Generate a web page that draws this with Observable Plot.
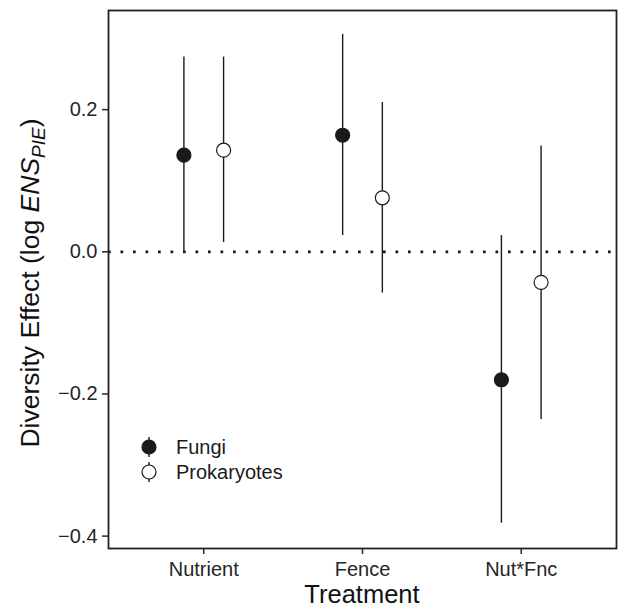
<!DOCTYPE html>
<html><head><meta charset="utf-8">
<script src="https://cdn.jsdelivr.net/npm/d3@7"></script>
<script src="https://cdn.jsdelivr.net/npm/@observablehq/plot@0.6"></script>
<style>
body{margin:0;background:#fff}
#chart{width:620px;height:607px}
</style>
</head><body><div id="chart"></div>
<script>
// ---- data ----
const treatments = ["Nutrient", "Fence", "Nut*Fnc"];
const series = ["Fungi", "Prokaryotes"];
const fungiMean = [0.136, 0.164, -0.180];
const fungiLow  = [0.000, 0.023, -0.382];
const fungiHigh = [0.274, 0.306, 0.023];
const prokMean  = [0.143, 0.076, -0.043];
const prokLow   = [0.013, -0.058, -0.236];
const prokHigh  = [0.274, 0.210, 0.149];
const yTicks = [-0.4, -0.2, 0, 0.2];
const dodge = 0.125;   // position_dodge half-width

// ---- table ----
const rows = [];
treatments.forEach((t, i) => {
  rows.push({treatment: t, series: series[0], x: i + 1 - dodge, mean: fungiMean[i], low: fungiLow[i], high: fungiHigh[i]});
  rows.push({treatment: t, series: series[1], x: i + 1 + dodge, mean: prokMean[i], low: prokLow[i], high: prokHigh[i]});
});

const W = 620, H = 607, ML = 108, MR = 4, MT = 10, MB = 59;
const font = "'Liberation Sans', Arial, Helvetica, sans-serif";
const ink = "#1a1a1a";

const plot = Plot.plot({
  width: W, height: H,
  marginLeft: ML, marginRight: MR, marginTop: MT, marginBottom: MB,
  style: {fontFamily: font, fontSize: "20px", color: "#262626", background: "#fff", overflow: "visible"},
  x: {domain: [0.4, 3.6], label: null},
  y: {domain: [-0.4174, 0.3395], label: null},
  color: {domain: series, range: [ink, "#ffffff"]},
  marks: [
    Plot.ruleY([0], {stroke: ink, strokeWidth: 2.7, strokeDasharray: "2.7 9.8"}),
    Plot.ruleX(rows, {x: "x", y1: "low", y2: "high", stroke: ink, strokeWidth: 1.4}),
    Plot.dot(rows, {x: "x", y: "mean", r: 7, fill: "series", stroke: ink, strokeWidth: 1.2}),
    Plot.axisX({ticks: [1, 2, 3], tickFormat: d => treatments[d - 1], tickSize: 6, tickPadding: 7, strokeWidth: 1.6, stroke: "#333", label: null}),
    Plot.axisY({ticks: yTicks, tickFormat: d3.format(".1f"), tickSize: 6, tickPadding: 5, strokeWidth: 1.6, stroke: "#333", label: null}),
    Plot.frame({stroke: "#222", strokeWidth: 1.8})
  ]
});
document.getElementById("chart").appendChild(plot);

const svg = d3.select(plot);

// y axis title with italic ENS and subscript PIE
const yt = svg.append("text")
  .attr("transform", `translate(39,${(MT + (H - MB)) / 2 + 4}) rotate(-90)`)
  .attr("text-anchor", "middle")
  .attr("font-family", font)
  .attr("font-size", 26.5)
  .attr("fill", "#111");
yt.append("tspan").text("Diversity Effect (log ");
yt.append("tspan").attr("font-style", "italic").text("ENS");
yt.append("tspan").attr("font-style", "italic").attr("font-size", 19).attr("dy", 6).text("PIE");
yt.append("tspan").attr("dy", -6).text(")");

// x axis title
svg.append("text")
  .attr("x", ML + (W - ML - MR) / 2)
  .attr("y", 603)
  .attr("text-anchor", "middle")
  .attr("font-family", font)
  .attr("font-size", 25.5)
  .attr("fill", "#111")
  .text("Treatment");

// legend inside panel (bottom-left)
const legX = ML + 41, legY0 = (H - MB) - 101, legStep = 25;
const fills = [ink, "#ffffff"];
series.forEach((s, i) => {
  const cy = legY0 + i * legStep;
  const g = svg.append("g");
  g.append("line").attr("x1", legX).attr("x2", legX).attr("y1", cy - 10).attr("y2", cy + 10)
    .attr("stroke", ink).attr("stroke-width", 1.4);
  g.append("circle").attr("cx", legX).attr("cy", cy).attr("r", 7)
    .attr("fill", fills[i]).attr("stroke", ink).attr("stroke-width", 1.2);
  g.append("text").attr("x", legX + 27).attr("y", cy + 7)
    .attr("text-anchor", "start")
    .attr("font-family", font).attr("font-size", 20).attr("fill", ink).text(s);
});
</script>
</body></html>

■ ■ ■ ■

# [Exercise directions]
Leave the pictures out and copy the rest of the data exactly.

# [Solution]
Generate a web page that draws this with Observable Plot.
<!DOCTYPE html>
<html><head><meta charset="utf-8">
<script src="https://cdn.jsdelivr.net/npm/d3@7"></script>
<script src="https://cdn.jsdelivr.net/npm/@observablehq/plot@0.6"></script>
<style>
body{margin:0;background:#fff}
#chart{width:620px;height:607px}
</style>
</head><body><div id="chart"></div>
<script>
// ---- data ----
const treatments = ["Nutrient", "Fence", "Nut*Fnc"];
const series = ["Fungi", "Prokaryotes"];
const fungiMean = [0.136, 0.164, -0.180];
const fungiLow  = [0.000, 0.023, -0.382];
const fungiHigh = [0.274, 0.306, 0.023];
const prokMean  = [0.143, 0.076, -0.043];
const prokLow   = [0.013, -0.058, -0.236];
const prokHigh  = [0.274, 0.210, 0.149];
const yTicks = [-0.4, -0.2, 0, 0.2];
const dodge = 0.125;   // position_dodge half-width

// ---- table ----
const rows = [];
treatments.forEach((t, i) => {
  rows.push({treatment: t, series: series[0], x: i + 1 - dodge, mean: fungiMean[i], low: fungiLow[i], high: fungiHigh[i]});
  rows.push({treatment: t, series: series[1], x: i + 1 + dodge, mean: prokMean[i], low: prokLow[i], high: prokHigh[i]});
});

const W = 620, H = 607, ML = 108, MR = 4, MT = 10, MB = 59;
const font = "'Liberation Sans', Arial, Helvetica, sans-serif";
const ink = "#1a1a1a";

const plot = Plot.plot({
  width: W, height: H,
  marginLeft: ML, marginRight: MR, marginTop: MT, marginBottom: MB,
  style: {fontFamily: font, fontSize: "20px", color: "#262626", background: "#fff", overflow: "visible"},
  x: {domain: [0.4, 3.6], label: null},
  y: {domain: [-0.4174, 0.3395], label: null},
  color: {domain: series, range: [ink, "#ffffff"]},
  marks: [
    Plot.ruleY([0], {stroke: ink, strokeWidth: 2.7, strokeDasharray: "2.7 9.8"}),
    Plot.ruleX(rows, {x: "x", y1: "low", y2: "high", stroke: ink, strokeWidth: 1.4}),
    Plot.dot(rows, {x: "x", y: "mean", r: 7, fill: "series", stroke: ink, strokeWidth: 1.2}),
    Plot.axisX({ticks: [1, 2, 3], tickFormat: d => treatments[d - 1], tickSize: 6, tickPadding: 7, strokeWidth: 1.6, stroke: "#333", label: null}),
    Plot.axisY({ticks: yTicks, tickFormat: d3.format(".1f"), tickSize: 6, tickPadding: 5, strokeWidth: 1.6, stroke: "#333", label: null}),
    Plot.frame({stroke: "#222", strokeWidth: 1.8})
  ]
});
document.getElementById("chart").appendChild(plot);

const svg = d3.select(plot);

// y axis title with italic ENS and subscript PIE
const yt = svg.append("text")
  .attr("transform", `translate(39,${(MT + (H - MB)) / 2 + 4}) rotate(-90)`)
  .attr("text-anchor", "middle")
  .attr("font-family", font)
  .attr("font-size", 26.5)
  .attr("fill", "#111");
yt.append("tspan").text("Diversity Effect (log ");
yt.append("tspan").attr("font-style", "italic").text("ENS");
yt.append("tspan").attr("font-style", "italic").attr("font-size", 19).attr("dy", 6).text("PIE");
yt.append("tspan").attr("dy", -6).text(")");

// x axis title
svg.append("text")
  .attr("x", ML + (W - ML - MR) / 2)
  .attr("y", 603)
  .attr("text-anchor", "middle")
  .attr("font-family", font)
  .attr("font-size", 25.5)
  .attr("fill", "#111")
  .text("Treatment");

// legend inside panel (bottom-left)
const legX = ML + 41, legY0 = (H - MB) - 101, legStep = 25;
const fills = [ink, "#ffffff"];
series.forEach((s, i) => {
  const cy = legY0 + i * legStep;
  const g = svg.append("g");
  g.append("line").attr("x1", legX).attr("x2", legX).attr("y1", cy - 10).attr("y2", cy + 10)
    .attr("stroke", ink).attr("stroke-width", 1.4);
  g.append("circle").attr("cx", legX).attr("cy", cy).attr("r", 7)
    .attr("fill", fills[i]).attr("stroke", ink).attr("stroke-width", 1.2);
  g.append("text").attr("x", legX + 27).attr("y", cy + 7)
    .attr("text-anchor", "start")
    .attr("font-family", font).attr("font-size", 20).attr("fill", ink).text(s);
});
</script>
</body></html>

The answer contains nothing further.